=== PROBLEM STATEMENT ===
Print the listing as it stands, omitting all images.

=== DATA EXTRACT ===
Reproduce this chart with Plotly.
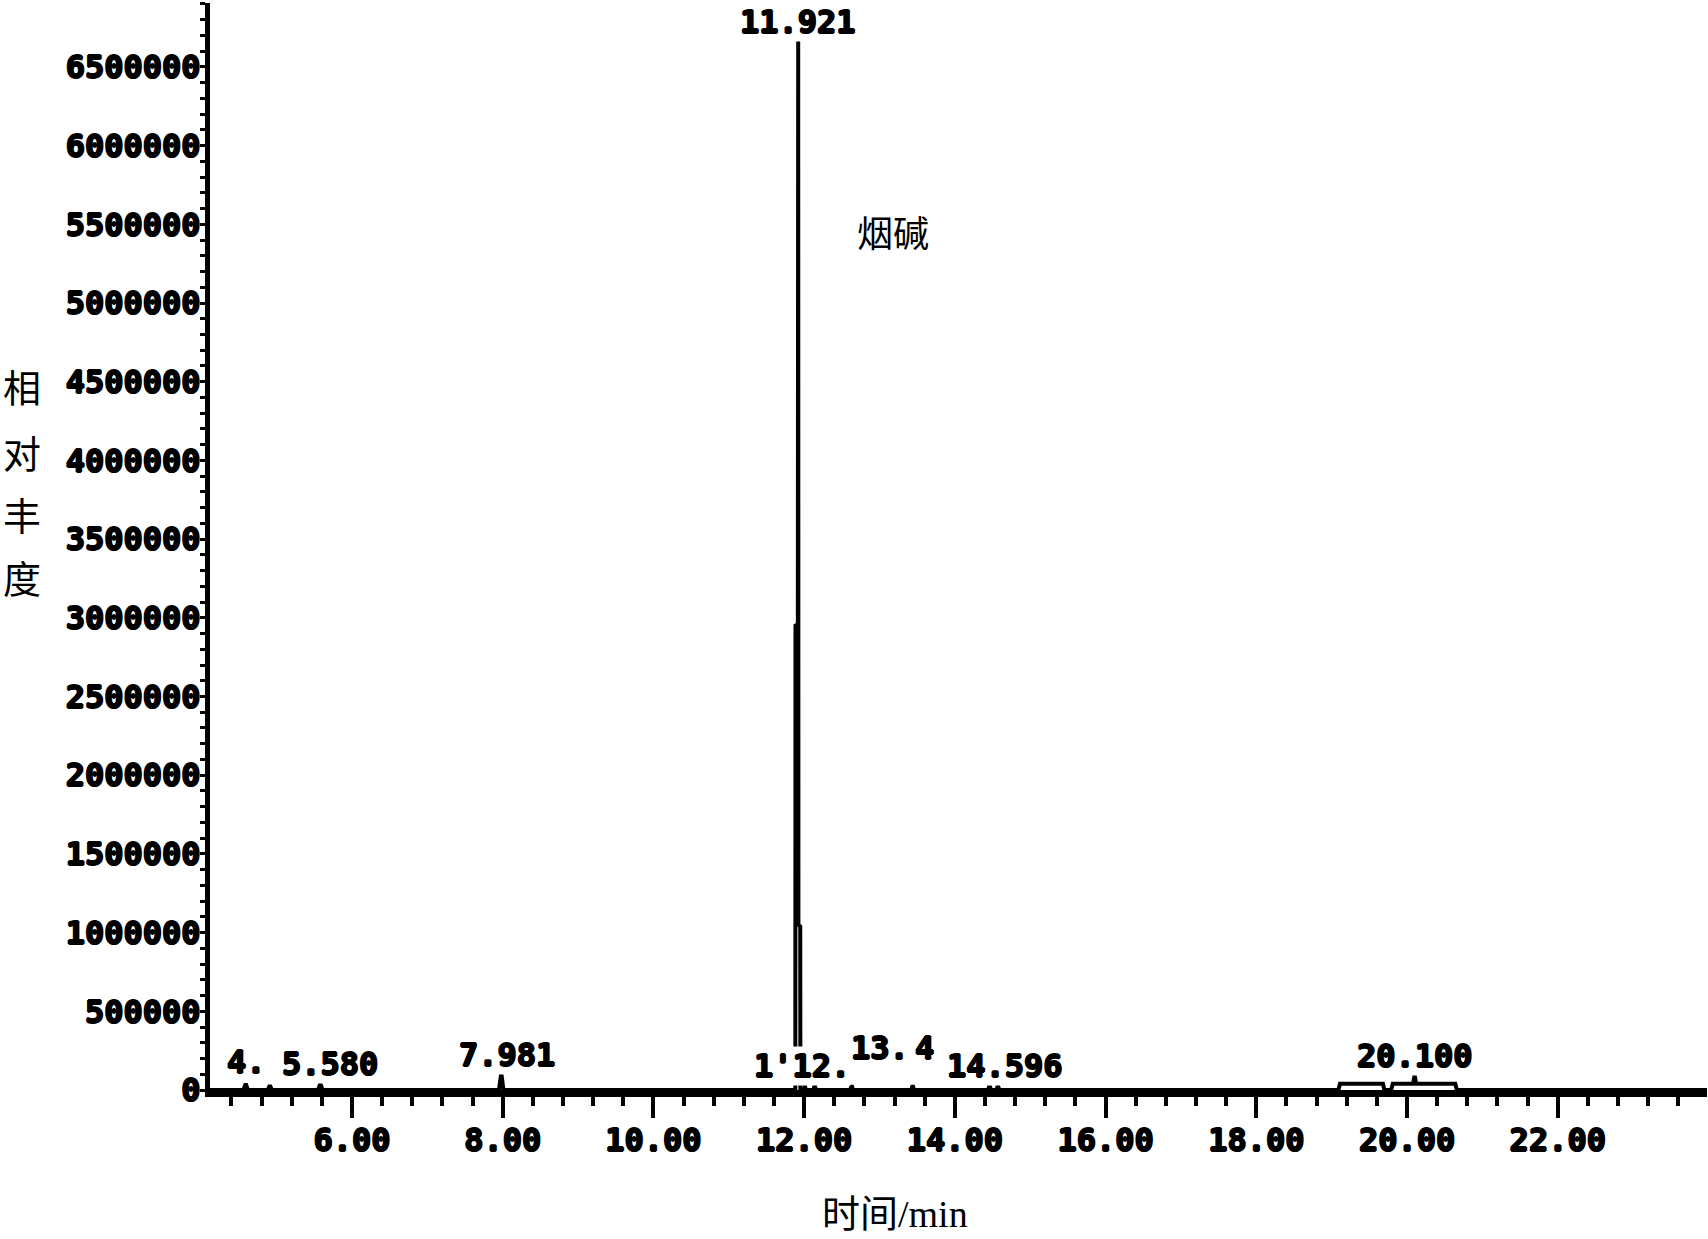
import plotly.graph_objects as go

# Chromatogram trace (retention time in min, abundance)
times = [4.116, 4.56, 4.59, 4.62, 4.88, 4.91, 4.94, 5.55, 5.58, 5.61,
         7.95, 7.981, 8.01,
         11.883, 11.885, 11.916, 11.921, 11.924, 11.948, 11.950,
         12.0, 12.01, 12.02, 12.12, 12.14, 12.16, 12.61, 12.63, 12.65,
         13.42, 13.44, 13.46, 14.44, 14.46, 14.48, 14.55, 14.57, 14.59,
         19.09, 19.11, 19.68, 19.70, 19.79, 19.81, 20.08, 20.10, 20.12,
         20.64, 20.66, 23.98]
abundance = [0, 0, 40000, 0, 0, 30000, 0, 0, 40000, 0,
             0, 110000, 0,
             0, 2950000, 2960000, 6670000, 1050000, 1040000, 0,
             0, 30000, 0, 0, 30000, 0, 0, 30000, 0,
             0, 30000, 0, 0, 30000, 0, 0, 30000, 0,
             0, 40000, 40000, 0, 0, 40000, 40000, 95000, 40000,
             40000, 0, 0]

# Peak labels
label_text = ["4.", "5.580", "7.981", "1'12.", "13.", "4", "14.596", "20.100", "11.921"]
label_x = [4.594, 5.708, 8.056, 11.97, 13.005, 13.60, 14.66, 20.10, 11.917]
label_y = [175000, 165000, 225000, 150000, 270000, 270000, 150000, 215000, 6785000]

compound_name = "烟碱"
compound_x = 13.18
compound_y = 5460000

x_tickvals = [6, 8, 10, 12, 14, 16, 18, 20, 22]
x_ticktext = ["6.00", "8.00", "10.00", "12.00", "14.00", "16.00", "18.00", "20.00", "22.00"]
y_tickvals = [0, 500000, 1000000, 1500000, 2000000, 2500000, 3000000,
              3500000, 4000000, 4500000, 5000000, 5500000, 6000000, 6500000]
y_ticktext = [str(v) for v in y_tickvals]

x_title = "时间/min"
y_title_chars = ["相", "对", "丰", "度"]

shadow = "1px 0px 0px #000, -1px 0px 0px #000, 0px 1px 0px #000, 0px -1px 0px #000"
numfont = dict(family="DejaVu Sans Mono", size=32, color="black", weight="bold", shadow=shadow)

fig = go.Figure()
fig.add_trace(go.Scatter(x=times, y=abundance, mode="lines",
                         line=dict(color="black", width=4), showlegend=False,
                         hoverinfo="skip"))

for t, xv, yv in zip(label_text, label_x, label_y):
    fig.add_annotation(x=xv, y=yv, text=t, showarrow=False, font=numfont,
                       bgcolor="white", borderpad=0, xanchor="center", yanchor="middle")

fig.add_annotation(x=compound_x, y=compound_y, text=compound_name, showarrow=False,
                   font=dict(family="Noto Sans CJK SC", size=36, color="black"),
                   xanchor="center", yanchor="middle")

# axis titles
fig.add_annotation(xref="paper", yref="paper", x=0.4576, y=-0.1145, text=x_title,
                   showarrow=False, xanchor="center", yanchor="middle",
                   font=dict(family="Liberation Serif, Noto Sans CJK SC", size=38, color="black"))
ys = [0.6477, 0.5872, 0.5303, 0.4725]
for ch, yy in zip(y_title_chars, ys):
    fig.add_annotation(xref="paper", yref="paper", x=-0.1255, y=yy, text=ch,
                       showarrow=False, xanchor="center", yanchor="middle",
                       font=dict(family="Noto Sans CJK SC", size=38, color="black"))

fig.update_xaxes(range=[4.116, 23.98], showline=True, linewidth=7, linecolor="black",
                 automargin=False,
                 tickmode="array", tickvals=x_tickvals, ticktext=x_ticktext,
                 ticks="outside", ticklen=21, tickwidth=4, tickcolor="black",
                 ticklabelstandoff=-5,
                 tickfont=numfont, showgrid=False, zeroline=False,
                 minor=dict(dtick=0.4, tick0=0, ticks="outside", ticklen=9,
                            tickwidth=4, tickcolor="black", showgrid=False))
fig.update_yaxes(range=[0, 6906000], showline=True, linewidth=5, linecolor="black",
                 automargin=False,
                 tickmode="array", tickvals=y_tickvals, ticktext=y_ticktext,
                 ticks="outside", ticklen=5, tickwidth=3, tickcolor="black",
                 ticklabelstandoff=-7,
                 tickfont=numfont, showgrid=False, zeroline=False,
                 minor=dict(dtick=100000, tick0=0, ticks="outside", ticklen=5,
                            tickwidth=3, tickcolor="black", showgrid=False))

fig.update_layout(width=1708, height=1239, plot_bgcolor="white", paper_bgcolor="white",
                  margin=dict(l=210, r=1, t=3, b=149), showlegend=False)

fig.write_html("out.html", config={"displayModeBar": False},
               post_script="document.body.style.margin='0';document.body.style.overflow='hidden';")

=== EXPECTED OUTPUT ===
Reproduce this chart with Plotly.
import plotly.graph_objects as go

# Chromatogram trace (retention time in min, abundance)
times = [4.116, 4.56, 4.59, 4.62, 4.88, 4.91, 4.94, 5.55, 5.58, 5.61,
         7.95, 7.981, 8.01,
         11.883, 11.885, 11.916, 11.921, 11.924, 11.948, 11.950,
         12.0, 12.01, 12.02, 12.12, 12.14, 12.16, 12.61, 12.63, 12.65,
         13.42, 13.44, 13.46, 14.44, 14.46, 14.48, 14.55, 14.57, 14.59,
         19.09, 19.11, 19.68, 19.70, 19.79, 19.81, 20.08, 20.10, 20.12,
         20.64, 20.66, 23.98]
abundance = [0, 0, 40000, 0, 0, 30000, 0, 0, 40000, 0,
             0, 110000, 0,
             0, 2950000, 2960000, 6670000, 1050000, 1040000, 0,
             0, 30000, 0, 0, 30000, 0, 0, 30000, 0,
             0, 30000, 0, 0, 30000, 0, 0, 30000, 0,
             0, 40000, 40000, 0, 0, 40000, 40000, 95000, 40000,
             40000, 0, 0]

# Peak labels
label_text = ["4.", "5.580", "7.981", "1'12.", "13.", "4", "14.596", "20.100", "11.921"]
label_x = [4.594, 5.708, 8.056, 11.97, 13.005, 13.60, 14.66, 20.10, 11.917]
label_y = [175000, 165000, 225000, 150000, 270000, 270000, 150000, 215000, 6785000]

compound_name = "烟碱"
compound_x = 13.18
compound_y = 5460000

x_tickvals = [6, 8, 10, 12, 14, 16, 18, 20, 22]
x_ticktext = ["6.00", "8.00", "10.00", "12.00", "14.00", "16.00", "18.00", "20.00", "22.00"]
y_tickvals = [0, 500000, 1000000, 1500000, 2000000, 2500000, 3000000,
              3500000, 4000000, 4500000, 5000000, 5500000, 6000000, 6500000]
y_ticktext = [str(v) for v in y_tickvals]

x_title = "时间/min"
y_title_chars = ["相", "对", "丰", "度"]

shadow = "1px 0px 0px #000, -1px 0px 0px #000, 0px 1px 0px #000, 0px -1px 0px #000"
numfont = dict(family="DejaVu Sans Mono", size=32, color="black", weight="bold", shadow=shadow)

fig = go.Figure()
fig.add_trace(go.Scatter(x=times, y=abundance, mode="lines",
                         line=dict(color="black", width=4), showlegend=False,
                         hoverinfo="skip"))

for t, xv, yv in zip(label_text, label_x, label_y):
    fig.add_annotation(x=xv, y=yv, text=t, showarrow=False, font=numfont,
                       bgcolor="white", borderpad=0, xanchor="center", yanchor="middle")

fig.add_annotation(x=compound_x, y=compound_y, text=compound_name, showarrow=False,
                   font=dict(family="Noto Sans CJK SC", size=36, color="black"),
                   xanchor="center", yanchor="middle")

# axis titles
fig.add_annotation(xref="paper", yref="paper", x=0.4576, y=-0.1145, text=x_title,
                   showarrow=False, xanchor="center", yanchor="middle",
                   font=dict(family="Liberation Serif, Noto Sans CJK SC", size=38, color="black"))
ys = [0.6477, 0.5872, 0.5303, 0.4725]
for ch, yy in zip(y_title_chars, ys):
    fig.add_annotation(xref="paper", yref="paper", x=-0.1255, y=yy, text=ch,
                       showarrow=False, xanchor="center", yanchor="middle",
                       font=dict(family="Noto Sans CJK SC", size=38, color="black"))

fig.update_xaxes(range=[4.116, 23.98], showline=True, linewidth=7, linecolor="black",
                 automargin=False,
                 tickmode="array", tickvals=x_tickvals, ticktext=x_ticktext,
                 ticks="outside", ticklen=21, tickwidth=4, tickcolor="black",
                 ticklabelstandoff=-5,
                 tickfont=numfont, showgrid=False, zeroline=False,
                 minor=dict(dtick=0.4, tick0=0, ticks="outside", ticklen=9,
                            tickwidth=4, tickcolor="black", showgrid=False))
fig.update_yaxes(range=[0, 6906000], showline=True, linewidth=5, linecolor="black",
                 automargin=False,
                 tickmode="array", tickvals=y_tickvals, ticktext=y_ticktext,
                 ticks="outside", ticklen=5, tickwidth=3, tickcolor="black",
                 ticklabelstandoff=-7,
                 tickfont=numfont, showgrid=False, zeroline=False,
                 minor=dict(dtick=100000, tick0=0, ticks="outside", ticklen=5,
                            tickwidth=3, tickcolor="black", showgrid=False))

fig.update_layout(width=1708, height=1239, plot_bgcolor="white", paper_bgcolor="white",
                  margin=dict(l=210, r=1, t=3, b=149), showlegend=False)

fig.write_html("out.html", config={"displayModeBar": False},
               post_script="document.body.style.margin='0';document.body.style.overflow='hidden';")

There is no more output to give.